*DATA PROVIDED:*
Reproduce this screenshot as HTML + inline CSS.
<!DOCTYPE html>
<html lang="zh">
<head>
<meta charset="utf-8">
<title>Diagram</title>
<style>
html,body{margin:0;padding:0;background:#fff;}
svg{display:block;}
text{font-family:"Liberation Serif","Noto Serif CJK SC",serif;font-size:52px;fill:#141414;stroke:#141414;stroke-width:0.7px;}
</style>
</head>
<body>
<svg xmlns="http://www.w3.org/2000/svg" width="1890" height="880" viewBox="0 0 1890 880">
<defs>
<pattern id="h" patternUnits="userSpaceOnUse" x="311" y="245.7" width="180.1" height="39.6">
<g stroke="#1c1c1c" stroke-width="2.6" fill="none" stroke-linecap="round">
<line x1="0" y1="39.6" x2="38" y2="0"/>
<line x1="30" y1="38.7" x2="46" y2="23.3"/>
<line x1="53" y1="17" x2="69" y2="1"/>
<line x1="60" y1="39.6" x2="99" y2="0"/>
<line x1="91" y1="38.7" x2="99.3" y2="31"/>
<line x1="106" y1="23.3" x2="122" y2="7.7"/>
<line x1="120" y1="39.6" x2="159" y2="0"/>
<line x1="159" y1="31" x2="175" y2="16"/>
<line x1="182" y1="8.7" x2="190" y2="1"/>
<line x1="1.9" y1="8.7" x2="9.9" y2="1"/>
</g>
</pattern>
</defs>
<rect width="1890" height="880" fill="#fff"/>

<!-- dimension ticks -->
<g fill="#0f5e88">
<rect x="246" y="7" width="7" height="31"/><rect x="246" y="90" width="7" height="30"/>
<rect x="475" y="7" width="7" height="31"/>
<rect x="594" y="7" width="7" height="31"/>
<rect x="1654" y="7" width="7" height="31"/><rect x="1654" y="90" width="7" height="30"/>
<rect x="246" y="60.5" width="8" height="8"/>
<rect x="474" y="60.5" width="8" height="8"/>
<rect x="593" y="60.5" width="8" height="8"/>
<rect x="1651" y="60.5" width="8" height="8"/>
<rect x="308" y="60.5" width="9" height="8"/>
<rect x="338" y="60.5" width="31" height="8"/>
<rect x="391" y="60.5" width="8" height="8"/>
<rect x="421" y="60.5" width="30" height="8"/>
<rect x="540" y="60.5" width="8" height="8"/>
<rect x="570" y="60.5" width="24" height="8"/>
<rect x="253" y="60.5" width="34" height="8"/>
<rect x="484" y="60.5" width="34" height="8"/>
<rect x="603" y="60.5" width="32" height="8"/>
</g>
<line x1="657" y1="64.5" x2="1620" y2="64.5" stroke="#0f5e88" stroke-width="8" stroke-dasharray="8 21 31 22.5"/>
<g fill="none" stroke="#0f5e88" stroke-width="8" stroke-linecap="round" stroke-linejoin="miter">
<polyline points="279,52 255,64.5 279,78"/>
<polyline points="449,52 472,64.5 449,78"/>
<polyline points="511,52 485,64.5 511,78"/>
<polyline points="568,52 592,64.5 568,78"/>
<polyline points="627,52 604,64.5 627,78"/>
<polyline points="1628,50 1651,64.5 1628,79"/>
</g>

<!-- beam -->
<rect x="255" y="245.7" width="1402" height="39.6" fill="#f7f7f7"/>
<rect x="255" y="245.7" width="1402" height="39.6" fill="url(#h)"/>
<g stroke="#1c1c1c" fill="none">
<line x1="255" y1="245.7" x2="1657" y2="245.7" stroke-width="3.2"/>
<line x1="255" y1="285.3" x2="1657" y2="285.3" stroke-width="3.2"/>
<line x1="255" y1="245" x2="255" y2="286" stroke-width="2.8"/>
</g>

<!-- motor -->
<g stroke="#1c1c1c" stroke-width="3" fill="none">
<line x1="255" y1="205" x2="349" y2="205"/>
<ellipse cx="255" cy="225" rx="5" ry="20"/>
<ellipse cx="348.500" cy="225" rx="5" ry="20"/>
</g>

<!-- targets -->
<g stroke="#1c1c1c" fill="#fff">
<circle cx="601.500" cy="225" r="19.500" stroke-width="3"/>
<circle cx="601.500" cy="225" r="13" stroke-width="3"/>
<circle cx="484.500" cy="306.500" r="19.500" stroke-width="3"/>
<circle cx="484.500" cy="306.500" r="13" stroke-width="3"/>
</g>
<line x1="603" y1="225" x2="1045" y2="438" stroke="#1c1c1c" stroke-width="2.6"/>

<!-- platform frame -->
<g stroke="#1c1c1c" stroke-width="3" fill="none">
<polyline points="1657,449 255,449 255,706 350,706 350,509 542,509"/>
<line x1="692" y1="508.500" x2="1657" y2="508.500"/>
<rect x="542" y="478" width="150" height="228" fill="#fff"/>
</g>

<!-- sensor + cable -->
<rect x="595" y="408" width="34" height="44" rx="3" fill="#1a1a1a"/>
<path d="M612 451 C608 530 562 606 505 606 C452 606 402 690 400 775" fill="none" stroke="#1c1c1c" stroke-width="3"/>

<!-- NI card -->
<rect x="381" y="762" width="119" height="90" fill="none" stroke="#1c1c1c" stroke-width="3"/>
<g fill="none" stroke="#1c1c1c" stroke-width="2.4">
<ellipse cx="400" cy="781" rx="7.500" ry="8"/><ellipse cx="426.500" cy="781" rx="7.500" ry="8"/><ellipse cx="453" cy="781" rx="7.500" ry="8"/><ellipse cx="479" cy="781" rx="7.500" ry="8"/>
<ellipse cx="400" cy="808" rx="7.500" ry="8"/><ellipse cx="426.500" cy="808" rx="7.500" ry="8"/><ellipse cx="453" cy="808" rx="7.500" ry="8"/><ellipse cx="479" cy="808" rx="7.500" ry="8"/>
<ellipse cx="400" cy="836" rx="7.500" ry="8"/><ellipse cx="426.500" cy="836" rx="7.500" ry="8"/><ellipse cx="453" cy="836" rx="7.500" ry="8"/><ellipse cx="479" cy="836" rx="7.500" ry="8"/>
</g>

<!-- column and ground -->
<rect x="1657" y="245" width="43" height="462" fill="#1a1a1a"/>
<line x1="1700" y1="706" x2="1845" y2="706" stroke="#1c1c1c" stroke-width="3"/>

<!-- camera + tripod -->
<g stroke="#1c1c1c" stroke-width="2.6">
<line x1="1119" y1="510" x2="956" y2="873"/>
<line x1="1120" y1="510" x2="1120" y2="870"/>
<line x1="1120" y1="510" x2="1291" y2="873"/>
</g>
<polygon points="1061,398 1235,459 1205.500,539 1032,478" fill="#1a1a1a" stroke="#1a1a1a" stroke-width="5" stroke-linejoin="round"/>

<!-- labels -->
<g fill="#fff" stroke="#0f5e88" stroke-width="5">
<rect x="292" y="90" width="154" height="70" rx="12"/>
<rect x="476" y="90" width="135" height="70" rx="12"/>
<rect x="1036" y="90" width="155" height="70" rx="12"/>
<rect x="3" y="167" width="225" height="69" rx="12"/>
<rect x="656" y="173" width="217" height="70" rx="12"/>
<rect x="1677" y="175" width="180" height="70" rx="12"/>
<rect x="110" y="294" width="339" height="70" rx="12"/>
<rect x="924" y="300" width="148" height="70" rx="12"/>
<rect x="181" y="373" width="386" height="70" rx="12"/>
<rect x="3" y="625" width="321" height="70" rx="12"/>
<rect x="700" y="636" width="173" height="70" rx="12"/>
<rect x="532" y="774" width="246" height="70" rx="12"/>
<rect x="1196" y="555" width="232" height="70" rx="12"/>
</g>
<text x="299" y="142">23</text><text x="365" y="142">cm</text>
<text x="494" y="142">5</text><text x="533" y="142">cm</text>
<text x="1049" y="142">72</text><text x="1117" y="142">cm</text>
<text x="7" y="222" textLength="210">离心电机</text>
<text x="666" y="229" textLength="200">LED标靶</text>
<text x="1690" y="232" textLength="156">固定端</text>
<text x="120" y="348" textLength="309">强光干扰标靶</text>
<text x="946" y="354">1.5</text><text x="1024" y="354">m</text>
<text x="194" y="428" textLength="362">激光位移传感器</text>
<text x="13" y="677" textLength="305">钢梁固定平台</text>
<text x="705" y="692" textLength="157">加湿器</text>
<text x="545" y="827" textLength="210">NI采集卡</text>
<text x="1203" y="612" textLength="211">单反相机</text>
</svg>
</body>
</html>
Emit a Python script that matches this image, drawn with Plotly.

*PROBLEM STATEMENT:*
From the records above, pick out and copy each line holding the word "this".

*WORKED SOLUTION:*
Reproduce this screenshot as HTML + inline CSS.
Emit a Python script that matches this image, drawn with Plotly.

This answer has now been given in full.